▸ **Saved entries**:
◆ ◆ ◆ ◆
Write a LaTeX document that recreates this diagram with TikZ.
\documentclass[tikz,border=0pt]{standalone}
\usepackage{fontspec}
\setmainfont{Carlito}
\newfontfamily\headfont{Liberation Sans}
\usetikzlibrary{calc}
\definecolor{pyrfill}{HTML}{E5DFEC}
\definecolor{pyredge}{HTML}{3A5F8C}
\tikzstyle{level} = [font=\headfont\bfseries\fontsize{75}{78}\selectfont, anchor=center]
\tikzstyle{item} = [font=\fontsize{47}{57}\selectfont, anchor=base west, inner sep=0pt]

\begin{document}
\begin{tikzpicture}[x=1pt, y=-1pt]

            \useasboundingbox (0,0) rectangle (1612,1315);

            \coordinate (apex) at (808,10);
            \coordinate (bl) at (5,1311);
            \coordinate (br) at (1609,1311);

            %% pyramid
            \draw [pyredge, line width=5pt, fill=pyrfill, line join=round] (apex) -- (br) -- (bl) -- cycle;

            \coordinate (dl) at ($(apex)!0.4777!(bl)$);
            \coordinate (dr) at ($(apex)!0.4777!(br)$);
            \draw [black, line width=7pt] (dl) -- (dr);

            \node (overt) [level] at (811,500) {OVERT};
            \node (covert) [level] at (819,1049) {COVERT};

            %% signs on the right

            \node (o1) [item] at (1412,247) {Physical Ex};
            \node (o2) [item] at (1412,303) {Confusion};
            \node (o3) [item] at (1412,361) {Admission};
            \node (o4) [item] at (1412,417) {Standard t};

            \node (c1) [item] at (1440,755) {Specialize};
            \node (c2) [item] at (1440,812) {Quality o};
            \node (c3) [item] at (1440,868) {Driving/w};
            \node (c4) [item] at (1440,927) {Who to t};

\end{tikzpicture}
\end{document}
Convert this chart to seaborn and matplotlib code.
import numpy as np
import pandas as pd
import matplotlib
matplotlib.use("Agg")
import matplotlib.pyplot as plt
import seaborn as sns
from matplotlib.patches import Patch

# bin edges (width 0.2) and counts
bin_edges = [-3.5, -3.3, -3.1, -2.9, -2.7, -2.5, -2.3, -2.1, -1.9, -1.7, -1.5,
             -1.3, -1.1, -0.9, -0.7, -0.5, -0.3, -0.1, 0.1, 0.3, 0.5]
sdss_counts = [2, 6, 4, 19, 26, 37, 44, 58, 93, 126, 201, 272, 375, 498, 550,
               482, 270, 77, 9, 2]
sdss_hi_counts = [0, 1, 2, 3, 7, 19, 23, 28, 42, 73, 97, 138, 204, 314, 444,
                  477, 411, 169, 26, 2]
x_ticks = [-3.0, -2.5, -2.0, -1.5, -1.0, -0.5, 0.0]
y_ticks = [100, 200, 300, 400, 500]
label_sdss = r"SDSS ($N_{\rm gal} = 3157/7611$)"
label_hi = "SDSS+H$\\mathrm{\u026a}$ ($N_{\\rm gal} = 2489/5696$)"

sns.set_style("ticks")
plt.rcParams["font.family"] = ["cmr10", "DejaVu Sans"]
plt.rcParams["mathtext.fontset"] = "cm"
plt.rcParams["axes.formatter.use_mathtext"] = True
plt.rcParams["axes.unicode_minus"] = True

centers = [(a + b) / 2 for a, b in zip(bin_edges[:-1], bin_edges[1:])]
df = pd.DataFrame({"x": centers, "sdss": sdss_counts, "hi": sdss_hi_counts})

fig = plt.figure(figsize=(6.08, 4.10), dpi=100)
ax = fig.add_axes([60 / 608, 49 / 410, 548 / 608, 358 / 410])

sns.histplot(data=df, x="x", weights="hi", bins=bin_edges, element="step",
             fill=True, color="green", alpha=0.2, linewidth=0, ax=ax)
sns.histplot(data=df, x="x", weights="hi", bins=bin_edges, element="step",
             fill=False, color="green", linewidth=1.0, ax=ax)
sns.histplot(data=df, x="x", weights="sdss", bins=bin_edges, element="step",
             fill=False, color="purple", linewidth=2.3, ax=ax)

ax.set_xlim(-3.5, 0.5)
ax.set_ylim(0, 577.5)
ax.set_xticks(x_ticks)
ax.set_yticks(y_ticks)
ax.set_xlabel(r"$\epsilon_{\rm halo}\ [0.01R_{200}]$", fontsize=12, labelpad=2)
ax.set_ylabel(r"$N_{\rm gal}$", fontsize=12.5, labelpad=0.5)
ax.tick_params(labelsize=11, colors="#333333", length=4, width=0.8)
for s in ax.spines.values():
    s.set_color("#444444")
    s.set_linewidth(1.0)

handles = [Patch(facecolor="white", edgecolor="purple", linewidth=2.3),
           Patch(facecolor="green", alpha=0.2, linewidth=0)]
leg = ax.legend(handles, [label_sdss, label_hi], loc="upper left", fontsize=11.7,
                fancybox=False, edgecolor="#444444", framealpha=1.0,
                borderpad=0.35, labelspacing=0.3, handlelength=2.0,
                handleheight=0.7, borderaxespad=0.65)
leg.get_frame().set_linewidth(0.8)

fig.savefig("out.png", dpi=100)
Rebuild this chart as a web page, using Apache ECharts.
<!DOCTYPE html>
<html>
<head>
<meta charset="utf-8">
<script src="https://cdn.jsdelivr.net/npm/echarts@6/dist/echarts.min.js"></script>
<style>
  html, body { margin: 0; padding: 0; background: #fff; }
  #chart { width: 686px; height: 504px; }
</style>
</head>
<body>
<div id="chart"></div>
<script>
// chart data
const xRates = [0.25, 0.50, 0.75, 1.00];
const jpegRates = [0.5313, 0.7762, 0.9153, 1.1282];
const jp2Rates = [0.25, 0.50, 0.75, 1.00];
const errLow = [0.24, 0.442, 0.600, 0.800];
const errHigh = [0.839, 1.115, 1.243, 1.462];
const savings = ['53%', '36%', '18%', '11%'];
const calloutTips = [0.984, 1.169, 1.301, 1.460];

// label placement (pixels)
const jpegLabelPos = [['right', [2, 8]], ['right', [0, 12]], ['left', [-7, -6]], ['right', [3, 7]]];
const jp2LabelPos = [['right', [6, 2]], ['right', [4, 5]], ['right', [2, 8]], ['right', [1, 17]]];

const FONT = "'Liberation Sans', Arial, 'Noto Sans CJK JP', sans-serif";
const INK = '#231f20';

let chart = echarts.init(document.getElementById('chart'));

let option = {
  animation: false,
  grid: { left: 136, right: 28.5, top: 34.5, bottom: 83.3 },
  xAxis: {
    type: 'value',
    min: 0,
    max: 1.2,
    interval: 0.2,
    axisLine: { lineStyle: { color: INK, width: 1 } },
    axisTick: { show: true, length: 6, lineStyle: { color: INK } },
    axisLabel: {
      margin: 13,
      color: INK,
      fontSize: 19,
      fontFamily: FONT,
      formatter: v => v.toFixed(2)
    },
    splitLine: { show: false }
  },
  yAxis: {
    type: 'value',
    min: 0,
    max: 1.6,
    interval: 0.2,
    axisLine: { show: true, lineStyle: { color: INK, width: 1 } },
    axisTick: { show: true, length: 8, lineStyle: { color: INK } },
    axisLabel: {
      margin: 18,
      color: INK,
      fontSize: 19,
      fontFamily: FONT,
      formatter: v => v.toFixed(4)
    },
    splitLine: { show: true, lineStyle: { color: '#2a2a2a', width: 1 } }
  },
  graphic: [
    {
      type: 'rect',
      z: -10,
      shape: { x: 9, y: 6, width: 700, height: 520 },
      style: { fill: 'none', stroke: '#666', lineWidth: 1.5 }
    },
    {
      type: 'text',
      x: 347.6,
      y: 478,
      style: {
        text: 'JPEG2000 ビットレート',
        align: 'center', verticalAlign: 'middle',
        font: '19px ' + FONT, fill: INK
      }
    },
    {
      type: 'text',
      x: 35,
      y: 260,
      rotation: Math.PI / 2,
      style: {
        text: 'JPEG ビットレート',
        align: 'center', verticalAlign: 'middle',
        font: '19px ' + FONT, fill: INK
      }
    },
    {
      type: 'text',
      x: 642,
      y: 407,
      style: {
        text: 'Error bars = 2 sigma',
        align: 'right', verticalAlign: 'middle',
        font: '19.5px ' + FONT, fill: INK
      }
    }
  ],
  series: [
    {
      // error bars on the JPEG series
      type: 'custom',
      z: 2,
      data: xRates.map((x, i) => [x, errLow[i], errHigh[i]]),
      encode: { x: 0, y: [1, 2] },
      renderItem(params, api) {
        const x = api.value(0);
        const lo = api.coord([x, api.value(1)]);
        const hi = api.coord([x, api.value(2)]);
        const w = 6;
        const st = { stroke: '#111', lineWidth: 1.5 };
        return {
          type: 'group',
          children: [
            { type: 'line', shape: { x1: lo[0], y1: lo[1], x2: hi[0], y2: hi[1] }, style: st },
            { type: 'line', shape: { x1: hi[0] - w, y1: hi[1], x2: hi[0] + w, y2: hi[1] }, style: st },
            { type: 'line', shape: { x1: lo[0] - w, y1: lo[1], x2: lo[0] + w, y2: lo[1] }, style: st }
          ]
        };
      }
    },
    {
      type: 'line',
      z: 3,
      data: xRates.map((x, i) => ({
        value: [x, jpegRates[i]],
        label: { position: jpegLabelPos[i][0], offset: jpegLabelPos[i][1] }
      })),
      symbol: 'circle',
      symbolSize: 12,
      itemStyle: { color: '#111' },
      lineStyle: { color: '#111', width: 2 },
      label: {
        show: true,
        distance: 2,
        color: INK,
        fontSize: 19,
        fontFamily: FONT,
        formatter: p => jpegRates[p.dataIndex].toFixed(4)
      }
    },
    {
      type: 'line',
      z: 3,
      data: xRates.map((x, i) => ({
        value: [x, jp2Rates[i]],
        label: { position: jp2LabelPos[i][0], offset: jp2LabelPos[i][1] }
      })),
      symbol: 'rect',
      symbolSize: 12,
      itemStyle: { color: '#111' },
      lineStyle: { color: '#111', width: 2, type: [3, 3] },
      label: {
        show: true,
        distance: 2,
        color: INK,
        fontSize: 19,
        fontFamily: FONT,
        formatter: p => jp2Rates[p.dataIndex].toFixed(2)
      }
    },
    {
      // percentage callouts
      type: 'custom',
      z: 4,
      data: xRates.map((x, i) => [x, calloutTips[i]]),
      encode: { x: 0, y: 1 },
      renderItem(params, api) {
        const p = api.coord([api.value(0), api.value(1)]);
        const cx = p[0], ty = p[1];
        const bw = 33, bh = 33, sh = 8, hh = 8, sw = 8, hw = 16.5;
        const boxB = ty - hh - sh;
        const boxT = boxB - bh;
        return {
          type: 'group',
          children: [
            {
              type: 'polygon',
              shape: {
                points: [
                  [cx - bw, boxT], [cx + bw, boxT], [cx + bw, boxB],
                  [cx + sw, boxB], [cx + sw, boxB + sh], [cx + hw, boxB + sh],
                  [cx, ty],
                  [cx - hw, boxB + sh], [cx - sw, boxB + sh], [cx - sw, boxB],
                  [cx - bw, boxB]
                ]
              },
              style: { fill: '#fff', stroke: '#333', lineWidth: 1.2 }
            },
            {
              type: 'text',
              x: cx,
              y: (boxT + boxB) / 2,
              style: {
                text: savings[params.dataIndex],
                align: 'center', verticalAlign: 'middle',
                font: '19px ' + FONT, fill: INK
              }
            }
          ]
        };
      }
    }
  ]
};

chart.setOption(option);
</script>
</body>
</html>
◆ ◆ ◆ ◆
▸ **Aim of the task**: Retype exactly the lines from the start of the entries through the one with "(0,0) rectangle (1612,1315);"; include both ends.

▸ **Output for this task**:
Write a LaTeX document that recreates this diagram with TikZ.
\documentclass[tikz,border=0pt]{standalone}
\usepackage{fontspec}
\setmainfont{Carlito}
\newfontfamily\headfont{Liberation Sans}
\usetikzlibrary{calc}
\definecolor{pyrfill}{HTML}{E5DFEC}
\definecolor{pyredge}{HTML}{3A5F8C}
\tikzstyle{level} = [font=\headfont\bfseries\fontsize{75}{78}\selectfont, anchor=center]
\tikzstyle{item} = [font=\fontsize{47}{57}\selectfont, anchor=base west, inner sep=0pt]

\begin{document}
\begin{tikzpicture}[x=1pt, y=-1pt]

            \useasboundingbox (0,0) rectangle (1612,1315);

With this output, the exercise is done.